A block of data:
┄┄┄┄┄┄┄┄┄┄┄┄┄┄┄┄┄┄┄┄

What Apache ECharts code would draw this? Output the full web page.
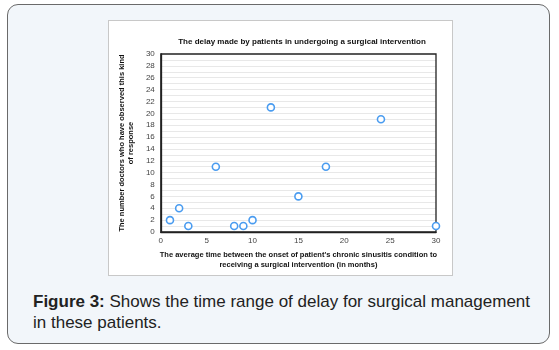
<!DOCTYPE html>
<html><head><meta charset="utf-8">
<script src="https://cdn.jsdelivr.net/npm/echarts@6/dist/echarts.min.js"></script>
<style>
html,body{margin:0;padding:0;background:#fff;}
#frame{position:absolute;left:7px;top:4px;width:541px;height:338px;border:1.5px solid #6a6a6a;border-radius:11px;background:#f2f6fa;}
#img{position:absolute;left:108px;top:20px;width:343px;height:254px;background:#fff;border:1px solid #c8c8c8;}
#chart{width:343px;height:254px;}
#cap{position:absolute;left:33px;top:291px;width:498px;font-family:"Liberation Sans",Arial,sans-serif;font-size:17px;line-height:21px;color:#222;}
</style></head>
<body>
<div id="frame"></div>
<div id="img"><div id="chart"></div></div>
<div id="cap"><b>Figure 3:</b> Shows the time range of delay for surgical management in these patients.</div>
<script>
var xValues = [1, 2, 3, 6, 8, 9, 10, 12, 15, 18, 24, 30];
var yValues = [2, 4, 1, 11, 1, 1, 2, 21, 6, 11, 19, 1];
var chartTitle = 'The delay made by patients in undergoing a surgical intervention';
var xName = "The average time between the onset of patient's chronic sinusitis condition to\nreceiving a surgical intervention (in months)";
var yName = 'The number doctors who have observed this kind\nof response';

var data = xValues.map(function(x,i){return [x, yValues[i]];});
var chart = echarts.init(document.getElementById('chart'));
var font = '"Liberation Sans", Arial, sans-serif';
chart.setOption({
  animation:false,
  title:{text:chartTitle,left:188,top:12,textAlign:'center',textStyle:{fontSize:8,fontWeight:'bold',color:'#111',fontFamily:font}},
  grid:{left:50,top:33,right:16,bottom:38,show:true,borderColor:'#222',borderWidth:1.3,backgroundColor:'transparent',z:5},
  xAxis:{type:'value',min:0,max:30,interval:5,
    name:xName,nameLocation:'middle',nameGap:18,
    nameTextStyle:{fontSize:7.5,fontWeight:'bold',color:'#111',fontFamily:font,lineHeight:10,verticalAlign:'top'},
    axisLine:{show:true,onZero:false,lineStyle:{color:'#222',width:1.3}},axisTick:{show:false},
    axisLabel:{fontSize:8,color:'#444',fontFamily:font,margin:5},
    splitLine:{show:false}},
  yAxis:{type:'value',min:0,max:30,interval:1,
    name:yName,nameLocation:'middle',nameGap:17,nameRotate:90,
    nameTextStyle:{fontSize:7.5,fontWeight:'bold',color:'#111',fontFamily:font,lineHeight:9},
    axisLine:{show:true,onZero:false,lineStyle:{color:'#222',width:1.3}},axisTick:{show:false},
    axisLabel:{fontSize:8,color:'#444',fontFamily:font,margin:6,formatter:function(v){return v%2===0?String(v):'';}},
    splitLine:{show:true,showMaxLine:false,showMinLine:false,lineStyle:{color:'#e8e8e8',width:1}}},
  series:[{type:'scatter',data:data,symbol:'circle',symbolSize:7,z:10,
    itemStyle:{color:'#ffffff',borderColor:'#4a9cf0',borderWidth:1.6,opacity:1},clip:false}]
});
</script>
</body></html>
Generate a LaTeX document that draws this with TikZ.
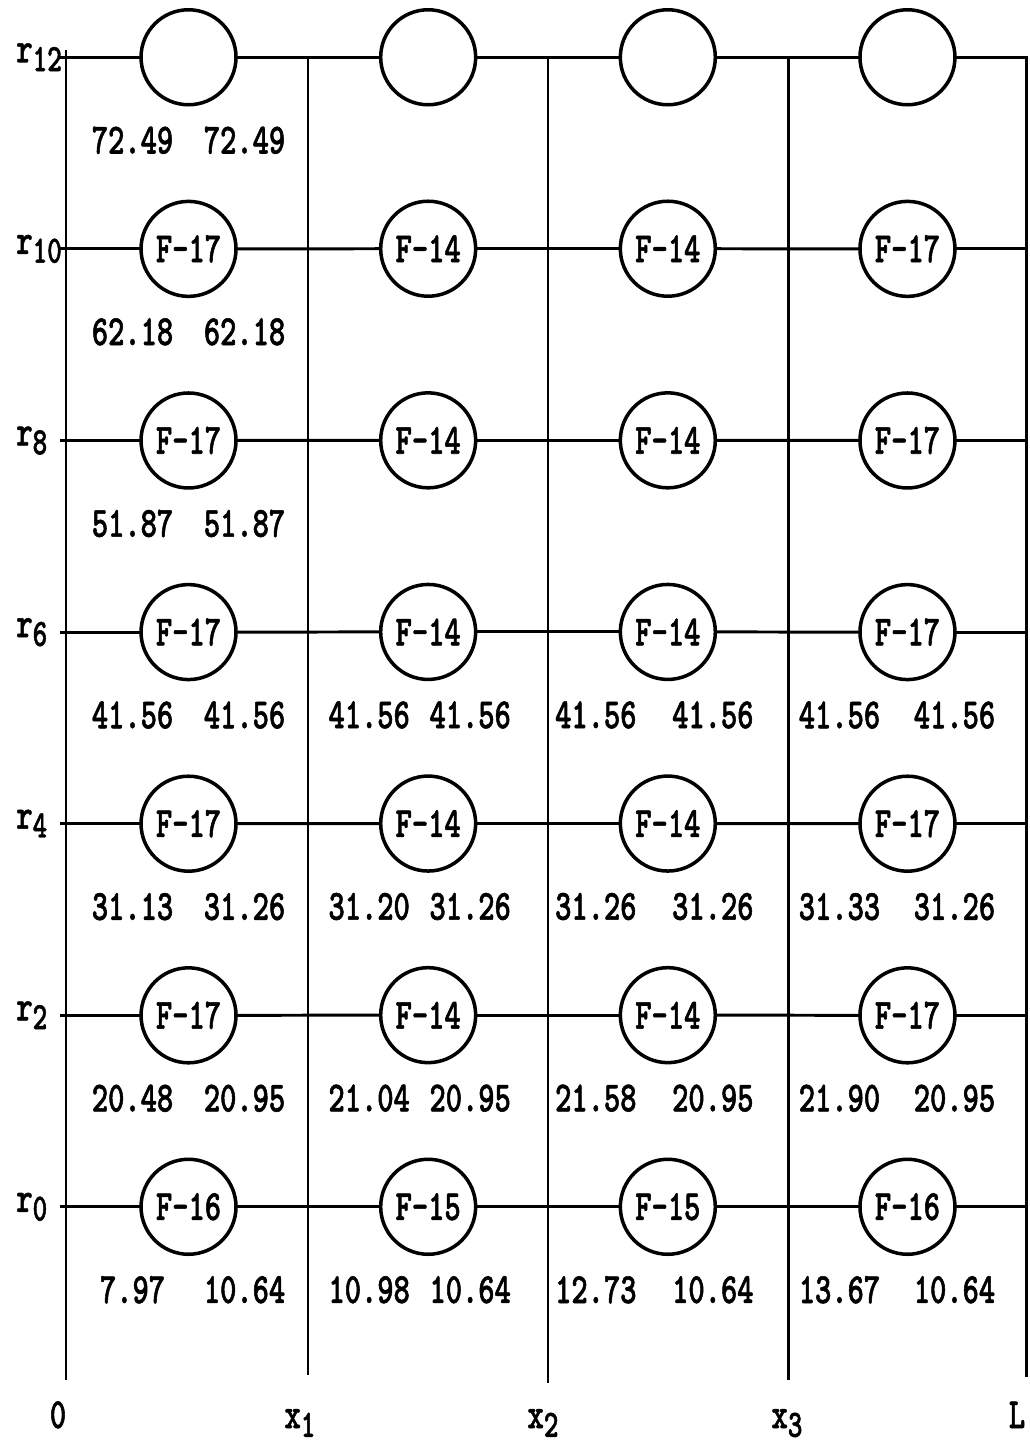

┄┄┄┄┄┄┄┄┄┄┄┄┄┄┄┄┄┄┄┄

_TO BE DONE_
Repeat each entry exactly. Pictures do not belong in the copy.

_FULL SOLUTION_
What Apache ECharts code would draw this? Output the full web page.
<!DOCTYPE html>
<html><head><meta charset="utf-8">
<script src="https://cdn.jsdelivr.net/npm/echarts@6/dist/echarts.min.js"></script>
<style>
html,body{margin:0;padding:0;background:#fff;}
#frame{position:absolute;left:7px;top:4px;width:541px;height:338px;border:1.5px solid #6a6a6a;border-radius:11px;background:#f2f6fa;}
#img{position:absolute;left:108px;top:20px;width:343px;height:254px;background:#fff;border:1px solid #c8c8c8;}
#chart{width:343px;height:254px;}
#cap{position:absolute;left:33px;top:291px;width:498px;font-family:"Liberation Sans",Arial,sans-serif;font-size:17px;line-height:21px;color:#222;}
</style></head>
<body>
<div id="frame"></div>
<div id="img"><div id="chart"></div></div>
<div id="cap"><b>Figure 3:</b> Shows the time range of delay for surgical management in these patients.</div>
<script>
var xValues = [1, 2, 3, 6, 8, 9, 10, 12, 15, 18, 24, 30];
var yValues = [2, 4, 1, 11, 1, 1, 2, 21, 6, 11, 19, 1];
var chartTitle = 'The delay made by patients in undergoing a surgical intervention';
var xName = "The average time between the onset of patient's chronic sinusitis condition to\nreceiving a surgical intervention (in months)";
var yName = 'The number doctors who have observed this kind\nof response';

var data = xValues.map(function(x,i){return [x, yValues[i]];});
var chart = echarts.init(document.getElementById('chart'));
var font = '"Liberation Sans", Arial, sans-serif';
chart.setOption({
  animation:false,
  title:{text:chartTitle,left:188,top:12,textAlign:'center',textStyle:{fontSize:8,fontWeight:'bold',color:'#111',fontFamily:font}},
  grid:{left:50,top:33,right:16,bottom:38,show:true,borderColor:'#222',borderWidth:1.3,backgroundColor:'transparent',z:5},
  xAxis:{type:'value',min:0,max:30,interval:5,
    name:xName,nameLocation:'middle',nameGap:18,
    nameTextStyle:{fontSize:7.5,fontWeight:'bold',color:'#111',fontFamily:font,lineHeight:10,verticalAlign:'top'},
    axisLine:{show:true,onZero:false,lineStyle:{color:'#222',width:1.3}},axisTick:{show:false},
    axisLabel:{fontSize:8,color:'#444',fontFamily:font,margin:5},
    splitLine:{show:false}},
  yAxis:{type:'value',min:0,max:30,interval:1,
    name:yName,nameLocation:'middle',nameGap:17,nameRotate:90,
    nameTextStyle:{fontSize:7.5,fontWeight:'bold',color:'#111',fontFamily:font,lineHeight:9},
    axisLine:{show:true,onZero:false,lineStyle:{color:'#222',width:1.3}},axisTick:{show:false},
    axisLabel:{fontSize:8,color:'#444',fontFamily:font,margin:6,formatter:function(v){return v%2===0?String(v):'';}},
    splitLine:{show:true,showMaxLine:false,showMinLine:false,lineStyle:{color:'#e8e8e8',width:1}}},
  series:[{type:'scatter',data:data,symbol:'circle',symbolSize:7,z:10,
    itemStyle:{color:'#ffffff',borderColor:'#4a9cf0',borderWidth:1.6,opacity:1},clip:false}]
});
</script>
</body></html>
Generate a LaTeX document that draws this with TikZ.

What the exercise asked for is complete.